Awali Langkah untuk Perdamaian Dunia, Ini Pesan Kardinal Suharyo untuk PWKI

oleh -
Perwakilan Delegasi Paguyuban Wartawan Katolik Indonesia (PWKI) berpamitan dengan Uskup Agung Jakarta, Ignatius Kardinal Suharyo di kediamannya, di Jakarta, Selasa (01/11/2022).

Jakarta, JENDELANASIONAL.ID – Paguyuban Wartawan Katolik Indonesia (PWKI) mengawali langkah upaya mewujudkan perdamaian dunia dengan melakukan kunjungan resmi ke Vatikan pada November ini. Dipimpin oleh Mayong Suryolaksono sebagai Ketua Delegasi dan didampingi Penasihat PWKI AM Putut Prabantoro, kunjungan itu didasarkan pada amanat Pembukaan UUD 1945 tentang perdamaian dunia dan Dokumen Abu Dhabi yang ditandatangani pada Februari 2019.

Rencana kunjungan itu diapresiasi Uskup Agung Jakarta, Kardinal Suharyo saat menerima perwakilan delegasi PWKI di Jakarta, Selasa malam (01/11/2022). Dikatakannya, kunjungan tersebut merupakan momen yang tepat untuk menyuarakan perdamaian, dan persaudaraan di tengah konflik dan perselisihan di berbagai belahan dunia dengan latar belakang berbagai kepentingan. Karena itu, kata Kardinal, dibutuhkan berbagai kelompok masyarakat untuk bersama-sama menyuarakan perdamaian.

Kardinal Suharyo menguraikan Dokumen Abu Dhabi harus memiliki pengaruh signifikan. Dokumen yang ditandatangani Paus Fransiskus dan Sheikh Ahmad al-Tayyeb, Imam Besar Al Azhar pada 4 Februari 2019 di Uni Emirat Arab, harus memiliki pengaruh yang signifikan terhadap kondisi dunia saat ini. Perang Rusia dan Ukraina adalah bukti bahwa dokumen tersebut belum berpengaruh secara signifikan. Dokumen tersebut berjudul ”The Document on Human Fraternity for World Peace and Living Together” atau Persaudaraan Manusia untuk Perdamaian Dunia dan Hidup Bersama.

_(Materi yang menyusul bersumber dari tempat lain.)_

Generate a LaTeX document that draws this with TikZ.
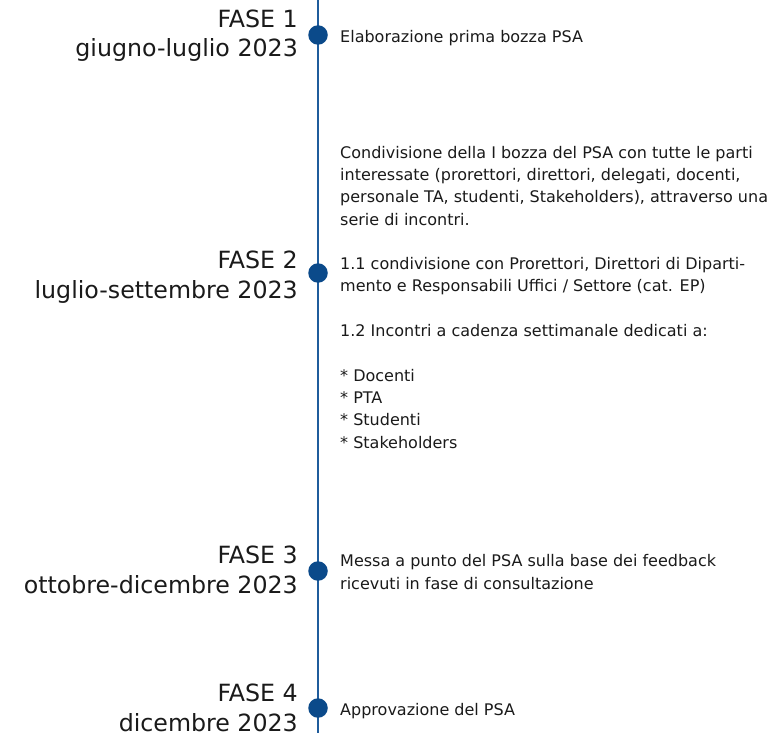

“Pengaruh Dokumen Abu Dhabi belum seperti yang diharapkan. Oleh karena itu, kalau bapak dan ibu ingin memperjuangkan itu sekarang dengan kunjungan ke Vatikan atau ke tempat-tempat lain dalam forum dunia nanti, kalau pulang perjuangkan di sini juga ya (Indonesia),” tutur Kardinal Suharyo.

Semangat Dokumen Abu Dhabi, kata Kardinal Suharyo, perlu terus disosialisasikan. Betapa tidak, realitas di lapangan seperti di negara Asia dengan potensi-potensi konflik besar sekali dengan berbagai macam alasannya. Selain itu, ada kepentingan kepentingan negara masing masing, masalah pengungsi, masalah pangan, masalah lainnya, belum lagi masalah agama.

“Di India ada Hindu yang juga aliran keras, di Pakistan mirip-mirip dengan Indonesia. Di Myanmar ada rezim militer yang kejam betul. Di antara Negara yang hadir di pertemuan sidang para uskup se Asia Tenggara, Myanmar yang paling berat masalahnya. Karena rezim militer dan tidak ada diskusi apapun. Ini keprihatinan kita semua,” beber Kardinal Suharyo yang baru saja menghadiri pertemuan Konferensi Para Uskup Se-Asia di Thailand.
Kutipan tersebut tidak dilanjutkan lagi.